We would like to find out Mexico's currency. Complete the code for constructing a `query` which will help us do that. Note that we are using a cleanup operation.

In [None]:
###################################################################
## Fill out the following then remove
raise NotImplementedError("Student exercise: complete `query` concept which will be similar to currency in Mexico.")
###################################################################

vocab.add('QUERY_MX_CURRENCY', vocab['MEXICO'] * ~(... * ~...))

In [None]:
#to_remove solution

vocab.add('QUERY_MX_CURRENCY', vocab['MEXICO'] * ~(vocab['CANADA'] * ~vocab['DOLLAR']))

In [None]:
object_names = list(vocab.keys())
sims = np.zeros((len(object_names), len(object_names)))

for name_idx, name in enumerate(object_names):
    for other_idx in range(name_idx, len(object_names)):
        sims[name_idx, other_idx] = sims[other_idx, name_idx] = spa.dot(vocab[name], vocab[object_names[other_idx]])

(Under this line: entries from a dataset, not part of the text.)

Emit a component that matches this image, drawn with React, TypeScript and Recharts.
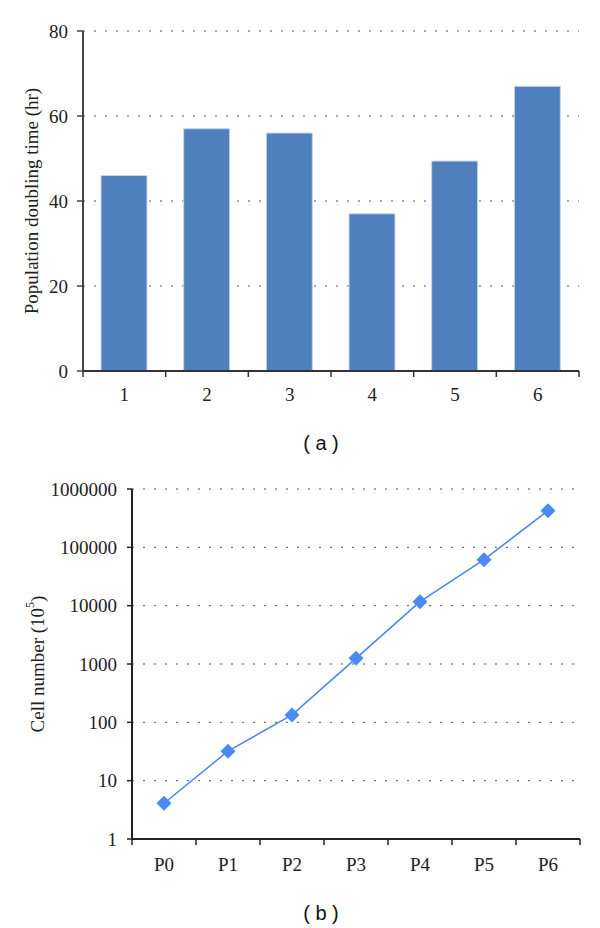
import React from 'react'
import {
  BarChart,
  Bar,
  LineChart,
  Line,
  XAxis,
  YAxis,
  CartesianGrid,
  Label,
} from 'recharts'

// (a) population doubling time per passage
const passages = ['1', '2', '3', '4', '5', '6']
const doublingHours = [46, 57, 56, 37, 49.4, 67]
const doublingTicks = [0, 20, 40, 60, 80]

// (b) cumulative cell number, log scale
const stages = ['P0', 'P1', 'P2', 'P3', 'P4', 'P5', 'P6']
const cellCounts = [4.1, 32, 134, 1250, 11700, 61500, 425000]
const cellTicks = [1, 10, 100, 1000, 10000, 100000, 1000000]

const barData = passages.map((p, i) => ({ passage: p, hours: doublingHours[i] }))
const lineData = stages.map((s, i) => ({ stage: s, cells: cellCounts[i] }))

const W = 600
const H = 420
const serif = '"Liberation Serif", "DejaVu Serif", serif'
const FS = 19

// top chart frame
const A_LEFT = 83
const A_RIGHT = 21
const A_TOP = 31
const A_XH = 49
const A_BOTTOM = H - A_XH
const A_HALF = (W - A_LEFT - A_RIGHT) / passages.length / 2

// bottom chart frame
const B_LEFT = 132
const B_RIGHT = 20
const B_TOP = 29
const B_XH = 41
const B_BOTTOM = H - B_XH
const B_HALF = (W - B_LEFT - B_RIGHT) / stages.length / 2

function BoundaryTick(props: any) {
  const { x, index, payload, axisY, half, count, dy, color } = props
  return (
    <g>
      <line x1={x - half} x2={x - half} y1={axisY} y2={axisY + 6} stroke={color} strokeWidth={1.5} />
      {index === count - 1 && (
        <line x1={x + half} x2={x + half} y1={axisY} y2={axisY + 6} stroke={color} strokeWidth={1.5} />
      )}
      <text x={x} y={axisY + dy} textAnchor="middle" fontFamily={serif} fontSize={FS} fill="#222">
        {payload.value}
      </text>
    </g>
  )
}

function Diamond(props: any) {
  const { cx, cy } = props
  if (cx == null || cy == null) return null
  const r = 7.5
  return (
    <polygon
      points={`${cx},${cy - r} ${cx + r},${cy} ${cx},${cy + r} ${cx - r},${cy}`}
      fill="#4a8af4"
    />
  )
}

const caption: React.CSSProperties = {
  position: 'absolute',
  left: 271,
  width: 100,
  textAlign: 'center',
  fontFamily: '"Liberation Sans", Arial, sans-serif',
  fontSize: 20,
  color: '#111',
  lineHeight: '20px',
}

export default function App() {
  return (
    <div style={{ position: 'absolute', left: 0, top: 0, width: W, height: 928, background: '#fff' }}>
      <div style={{ position: 'absolute', left: 0, top: 0 }}>
        <BarChart width={W} height={H} data={barData} margin={{ top: A_TOP, right: A_RIGHT, left: 0, bottom: 0 }}>
          <CartesianGrid vertical={false} stroke="#555" strokeDasharray="2 9" />
          <XAxis
            dataKey="passage"
            height={A_XH}
            tickLine={false}
            axisLine={{ stroke: '#333', strokeWidth: 2 }}
            interval={0}
            tick={(p: any) => (
              <BoundaryTick {...p} axisY={A_BOTTOM} half={A_HALF} count={passages.length} dy={30} color="#333" />
            )}
          />
          <YAxis
            width={A_LEFT}
            domain={[0, 80]}
            ticks={doublingTicks}
            tickSize={6}
            tickMargin={9}
            axisLine={{ stroke: '#444', strokeWidth: 2 }}
            tickLine={{ stroke: '#444', strokeWidth: 1.5 }}
            tick={{ fontFamily: serif, fontSize: FS, fill: '#222' }}
          >
            <Label
              content={() => (
                <text
                  x={31}
                  y={201}
                  transform="rotate(-90 31 201)"
                  textAnchor="middle"
                  dominantBaseline="central"
                  fontFamily={serif}
                  fontSize={FS}
                  fill="#222"
                >
                  Population doubling time (hr)
                </text>
              )}
            />
          </YAxis>
          <Bar dataKey="hours" fill="#4f7fbc" stroke="#c9d7ec" strokeWidth={1} barSize={46} isAnimationActive={false} />
        </BarChart>
      </div>
      <div style={{ ...caption, top: 433 }}>( a )</div>

      <div style={{ position: 'absolute', left: 0, top: 460 }}>
        <LineChart width={W} height={H} data={lineData} margin={{ top: B_TOP, right: B_RIGHT, left: 0, bottom: 0 }}>
          <CartesianGrid vertical={false} stroke="#555" strokeDasharray="2 9" />
          <XAxis
            dataKey="stage"
            height={B_XH}
            padding={{ left: B_HALF, right: B_HALF }}
            tickLine={false}
            axisLine={{ stroke: '#222', strokeWidth: 2 }}
            interval={0}
            tick={(p: any) => (
              <BoundaryTick {...p} axisY={B_BOTTOM} half={B_HALF} count={stages.length} dy={32} color="#222" />
            )}
          />
          <YAxis
            width={B_LEFT}
            scale="log"
            domain={[1, 1000000]}
            ticks={cellTicks}
            allowDataOverflow
            interval={0}
            tickSize={5}
            tickMargin={10}
            axisLine={{ stroke: '#222', strokeWidth: 2 }}
            tickLine={{ stroke: '#222', strokeWidth: 1.5 }}
            tick={{ fontFamily: serif, fontSize: FS, fill: '#222' }}
            tickFormatter={(v: number) => String(v)}
          >
            <Label
              content={() => (
                <text
                  x={37}
                  y={204}
                  transform="rotate(-90 37 204)"
                  textAnchor="middle"
                  dominantBaseline="central"
                  fontFamily={serif}
                  fontSize={FS}
                  fill="#222"
                >
                  Cell number (10<tspan baselineShift="super" fontSize={12}>5</tspan>)
                </text>
              )}
            />
          </YAxis>
          <Line
            dataKey="cells"
            stroke="#4a86e8"
            strokeWidth={1.5}
            dot={<Diamond />}
            activeDot={false}
            isAnimationActive={false}
          />
        </LineChart>
      </div>
      <div style={{ ...caption, top: 903 }}>( b )</div>
    </div>
  )
}
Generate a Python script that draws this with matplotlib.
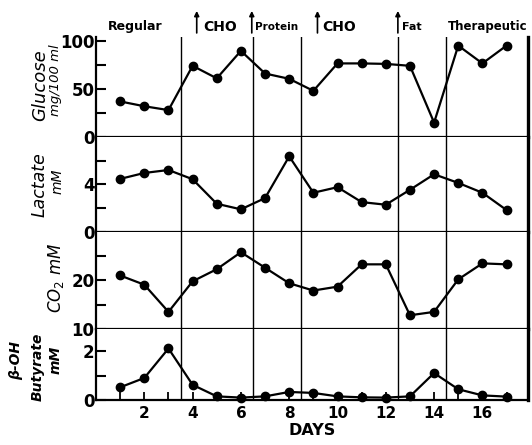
import matplotlib.pyplot as plt
from matplotlib.transforms import blended_transform_factory

days = list(range(1, 18))

glucose = [37, 32, 28, 74, 61, 89.5, 66, 60.5, 48, 76.5, 76.5, 76, 74, 15, 95, 76.5, 95]
lactate = [4.47, 4.97, 5.22, 4.44, 2.37, 1.9, 2.85, 6.37, 3.3, 3.77, 2.51, 2.29, 3.55, 4.86, 4.13, 3.3, 1.84]
co2 = [21.0, 19.1, 13.5, 19.8, 22.3, 25.8, 22.6, 19.4, 17.9, 18.7, 23.3, 23.3, 12.8, 13.5, 20.2, 23.5, 23.3]
butyrate = [0.52, 0.9, 2.1, 0.62, 0.15, 0.1, 0.15, 0.33, 0.29, 0.15, 0.11, 0.1, 0.15, 1.1, 0.44, 0.19, 0.14]

phase_lines = [3.5, 6.5, 8.5, 12.5, 14.5]
phase_labels = ["Regular", "CHO", "Protein", "CHO", "Fat", "Therapeutic"]
phase_text_x = [0.5, 4.42, 6.6, 9.38, 12.66, 14.58]
phase_arrow_x = [None, 4.17, 6.45, 9.17, 12.5, None]
phase_sizes = [9, 10, 7.5, 10, 8, 8.5]

fig = plt.figure(figsize=(5.32, 4.45), dpi=100)

left, width = 0.1805, 0.8125
# bottom, height of each panel (figure fraction)
boxes = [(0.692, 0.225), (0.479, 0.213), (0.261, 0.218), (0.101, 0.160)]
series = [glucose, lactate, co2, butyrate]
ylims = [(0, 104), (0, 8), (10, 30), (0, 2.9)]
yticks = [[0, 25, 50, 75, 100], [0, 2, 4, 6], [10, 15, 20, 25], [0, 1, 2]]
ylabs = [["0", "", "50", "", "100"], ["0", "", "4", ""], ["10", "", "20", ""], ["0", "", "2"]]

axes = []
for i, (b, h) in enumerate(boxes):
    ax = fig.add_axes([left, b, width, h])
    ax.plot(days, series[i], color="black", lw=1.6, marker="o", ms=6, clip_on=False, zorder=3)
    ax.set_xlim(0, 17.9)
    ax.set_ylim(*ylims[i])
    ax.set_yticks(yticks[i])
    ax.set_yticklabels(ylabs[i], fontsize=12, fontweight="bold")
    ax.tick_params(axis="y", direction="in", length=7, width=1.5, pad=1)
    for x in phase_lines:
        ax.axvline(x, color="black", lw=1.0, zorder=1)
    ax.spines["top"].set_visible(False)
    ax.spines["left"].set_linewidth(1.6)
    ax.spines["bottom"].set_linewidth(1.6)
    ax.spines["right"].set_linewidth(2.4)
    if i < 3:
        ax.set_xticks([])
    axes.append(ax)

ax_b = axes[-1]
ax_b.set_xticks(days)
ax_b.set_xticklabels([str(d) if d % 2 == 0 else "" for d in days], fontsize=11, fontweight="bold")
ax_b.tick_params(axis="x", direction="in", length=6, width=1.3, pad=4)
ax_b.set_xlabel("DAYS", fontsize=11.5, fontweight="bold", labelpad=2)

# phase headings above the top panel
ax_t = axes[0]
trans = blended_transform_factory(ax_t.transData, ax_t.transAxes)
for lab, tx, axx, fs in zip(phase_labels, phase_text_x, phase_arrow_x, phase_sizes):
    ax_t.text(tx, 1.10, lab, transform=trans, fontsize=fs, fontweight="bold", ha="left", va="center")
    if axx is not None:
        ax_t.annotate("", xy=(axx, 1.26), xytext=(axx, 1.04), xycoords=trans, textcoords=trans,
                      arrowprops=dict(arrowstyle="-|>", lw=1.2, color="black", mutation_scale=7,
                                      shrinkA=0, shrinkB=0), annotation_clip=False)

# y-axis labels
fig.text(40 / 532, 1 - 85 / 445, "Glucose", rotation=90, style="italic", fontsize=13, ha="center", va="center")
fig.text(56 / 532, 1 - 80 / 445, "mg/100 ml", rotation=90, style="italic", fontsize=9.5, ha="center", va="center")
fig.text(40 / 532, 1 - 185 / 445, "Lactate", rotation=90, style="italic", fontsize=12.5, ha="center", va="center")
fig.text(58 / 532, 1 - 181 / 445, "mM", rotation=90, style="italic", fontsize=10, ha="center", va="center")
fig.text(56 / 532, 1 - 278 / 445, "CO$_2$ mM", rotation=90, style="italic", fontsize=12, ha="center", va="center")
fig.text(16 / 532, 1 - 361 / 445, "β-OH", rotation=90, style="italic", fontweight="bold", fontsize=10, ha="center", va="center")
fig.text(38 / 532, 1 - 367 / 445, "Butyrate", rotation=90, style="italic", fontweight="bold", fontsize=10, ha="center", va="center")
fig.text(56 / 532, 1 - 360 / 445, "mM", rotation=90, style="italic", fontweight="bold", fontsize=10, ha="center", va="center")

fig.savefig("out.png", dpi=100)
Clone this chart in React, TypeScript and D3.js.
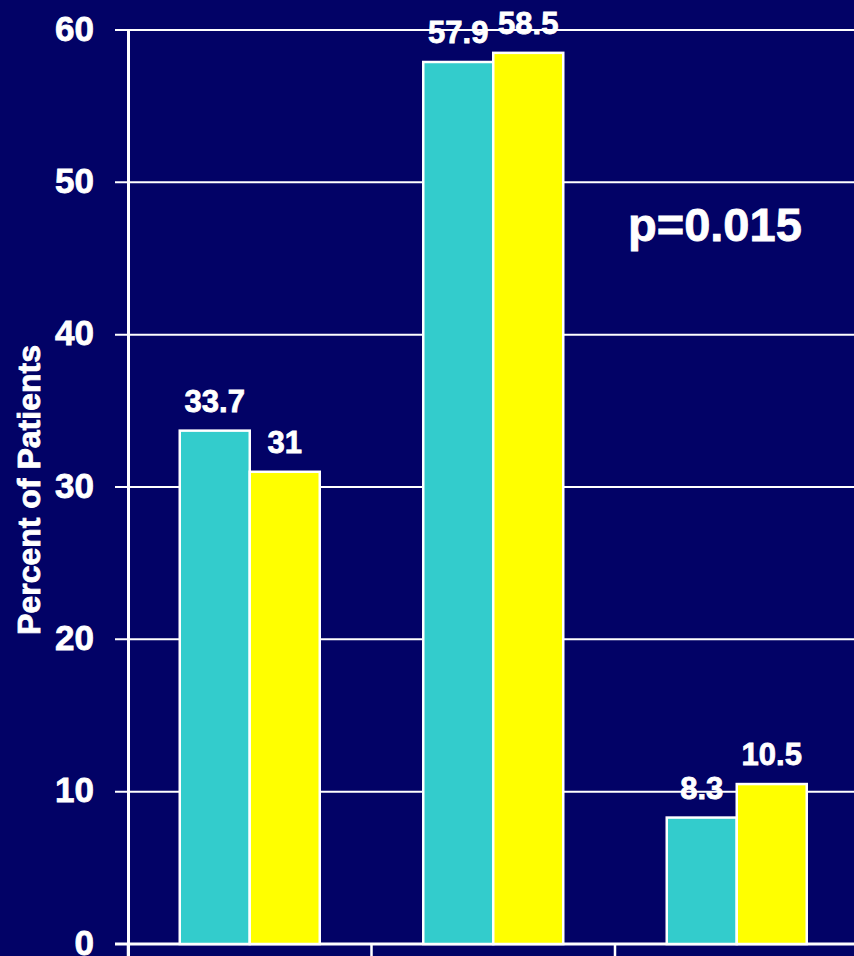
import React from "react";
import * as d3 from "d3";

const categories = ["A", "B", "C"];
const seriesNames = ["Group 1", "Group 2"];
const series1 = [33.7, 57.9, 8.3];
const series2 = [31, 58.5, 10.5];
const yTicks = [0, 10, 20, 30, 40, 50, 60];
const labels1 = ["33.7", "57.9", "8.3"];
const labels2 = ["31", "58.5", "10.5"];
const colors = ["#33CCCC", "#FFFF00"];

const W = 854;
const H = 956;
const BG = "#020266";
const FONT = "'Liberation Sans', Arial, sans-serif";

export default function App() {
  const x0 = d3.scaleBand<string>().domain(categories).range([128, 858.5]).paddingInner(0).paddingOuter(0);
  const groupW = 140;
  const x1 = d3.scaleBand<string>().domain(seriesNames).range([0, groupW]).padding(0);
  const y = d3.scaleLinear().domain([0, 60]).range([944, 30]);

  const data = categories.map((c, i) => ({
    c,
    vals: [
      { s: seriesNames[0], v: series1[i], label: labels1[i] },
      { s: seriesNames[1], v: series2[i], label: labels2[i] },
    ],
  }));

  const heavy = { stroke: "#fff", strokeWidth: 0.8 };

  return (
    <svg
      width={W}
      height={H}
      style={{ position: "absolute", left: 0, top: 0, background: BG, display: "block" }}
    >
      <rect x={0} y={0} width={W} height={H} fill={BG} />
      {yTicks.map((t) => (
        <g key={t}>
          <line x1={115} x2={W} y1={y(t)} y2={y(t)} stroke="#fff" strokeWidth={t === 0 ? 3 : 2} />
          <text
            x={94}
            y={y(t)}
            dy="0.3em"
            textAnchor="end"
            fill="#fff"
            fontFamily={FONT}
            fontWeight="bold"
            fontSize={35}
            {...heavy}
          >
            {t}
          </text>
        </g>
      ))}
      <line x1={128.5} x2={128.5} y1={y(60)} y2={H} stroke="#fff" strokeWidth={3} />
      {categories.map((c) => (
        <line key={c} x1={x0(c)!} x2={x0(c)!} y1={944} y2={H} stroke="#fff" strokeWidth={2.5} />
      ))}
      {data.map((d) => {
        const gx = x0(d.c)! + (x0.bandwidth() - groupW) / 2;
        return (
          <g key={d.c} transform={`translate(${gx},0)`}>
            {d.vals.map((v, j) => (
              <g key={v.s}>
                <rect
                  x={x1(v.s)!}
                  y={y(v.v)}
                  width={x1.bandwidth()}
                  height={y(0) - y(v.v)}
                  fill={colors[j]}
                  stroke="#fff"
                  strokeWidth={2.5}
                />
                <text
                  x={x1(v.s)! + x1.bandwidth() / 2}
                  y={y(v.v) - 19}
                  textAnchor="middle"
                  fill="#fff"
                  fontFamily={FONT}
                  fontWeight="bold"
                  fontSize={31}
                  {...heavy}
                >
                  {v.label}
                </text>
              </g>
            ))}
          </g>
        );
      })}
      <text
        x={628}
        y={241}
        fill="#fff"
        fontFamily={FONT}
        fontWeight="bold"
        fontSize={47}
        {...heavy}
      >
        p=0.015
      </text>
      <text
        transform={`translate(40,490) rotate(-90)`}
        textAnchor="middle"
        fill="#fff"
        fontFamily={FONT}
        fontWeight="bold"
        fontSize={32}
        {...heavy}
      >
        Percent of Patients
      </text>
    </svg>
  );
}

plot_similarity_matrix(sims, object_names)

After cleanup, the query vector is the most similar with the 'peso' object in the vocabularly, correctly answering the question.  

Note, however, that the similarity is not perfectly equal to 1.  This is due to the scale factors applied to the composite vectors 'canada' and 'mexico', to ensure they remain unit vectors, and due to cross talk. Crosstalk is a symptom of the fact that we are binding and unbinding bundles of vector symbols to produce the resultant query vector. The constituent vectors are not perfectly orthogonal (i.e., having a dot product of zero) and as such the terms in the bundle interact when we measure similarity between them.

In [None]:
# @title Submit your feedback
content_review(f"{feedback_prefix}_dollar_of_mexico")

---
# The Big Picture

*Estimated timing of tutorial: 45 minutes*

In this tutorial, we observed three scenarios where we used the basic operations to solve different analogies and engage in structured learning. Those of you familiar with word embeddings from Natural Language Processing (NLP) might already be familiar with the idea of interpretable semantics on vector representations. This bonus tutorial helps to show how this can be accomplished in a different way. The ability to recreate different phenomena in different paradigms often gives us a great way to compare and contrast model mechanisms and we hope that this bonus tutorial has given you a curiosity to dive a bit deeper and start experimenting further with what you can accomplish using these great open-source tools!